Pages

Saturday, December 01, 2012

The city of gold

In Saturday's Daf Yomi, the Talmud explains various laws that center around various types of jewelry and the Sabbath. One of those items mentioned is called a "City of Gold," which is a piece of gold jewelry  that Jewish women would wear that is shaped to represent Jerusalem.

As described by Rav Adin Steinsaltz:
What is the meaning of: With a city of gold? Rabba bar bar Ĥana said that Rabbi Yoĥanan said: Jerusalem of Gold, a gold tiara engraved with a depiction of the city of Jerusalem, like the one that Rabbi Akiva made for his wife.
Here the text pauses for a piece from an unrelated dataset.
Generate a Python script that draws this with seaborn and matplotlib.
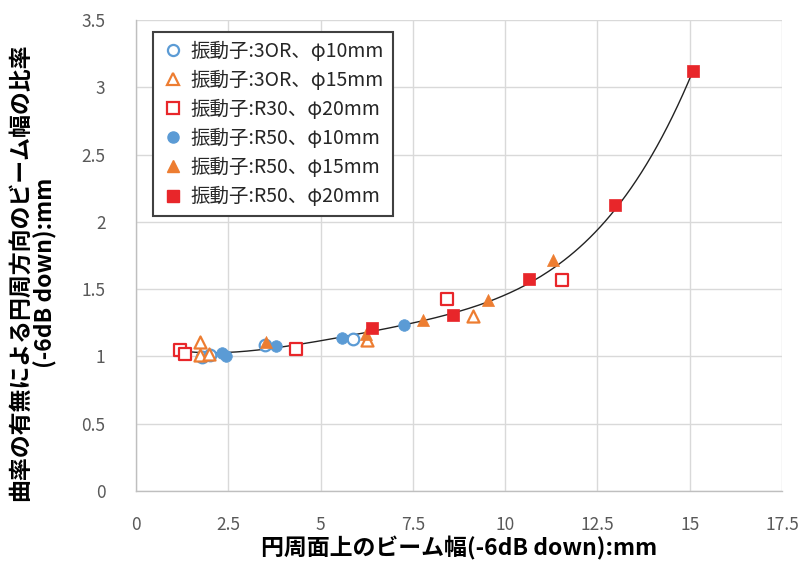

Rabbi Akiva, who lived just after the destruction of the Second Temple, was one of the greatest of the tannaim [Mishnaic rabbis.] Unlettered until the age of 40, Akiva was encouraged by his wife Rachel to devote himself to the study of Torah. After years of study under the tutelage of Rabbi Eliezer ben Hyrcanus, Yehoshua ben Hanania and others, he returned with thousands of students and established his own academy in Bene Brak.

The "city of gold" ornament that Rabbi Akiva made for his wife is mentioned several times throughout the Talmud. The Gemara relates that when they lived in abject poverty they resided in a hayloft. When he saw that the hay got into his wife’s hair, Rabbi Akiva told her that if he ever became wealthy he would make her a "city of gold" ornament. Eventually, he kept his promise. In the Jerusalem Talmud, it is told that the wife of the Nasi, Rabban Shimon ben Gamliel, complained to him that she does not have so expensive an ornament. He asked her: Would you have done for me what Rabbi Akiva’s wife did for him? Rabbi Akiva’s wife sold the braids of her hair so that he could study Torah and she earned that ornament.

According to the descriptions of the Sages, the "city of gold" was a tiara on which the form of a city and its walls were depicted in gold. The Jerusalem of Gold specifically depicted the walls of Jerusalem. Apparently, this ornament was quite expensive and only a very limited number of aristocratic women wore it.
Jewish women were adorning themselves with jewelry depicting their love for Jerusalem some six centuries before Islam was born (and probably earlier than that.)

Just something to keep in mind as people show anger at Jews building houses in the suburbs of that same city today.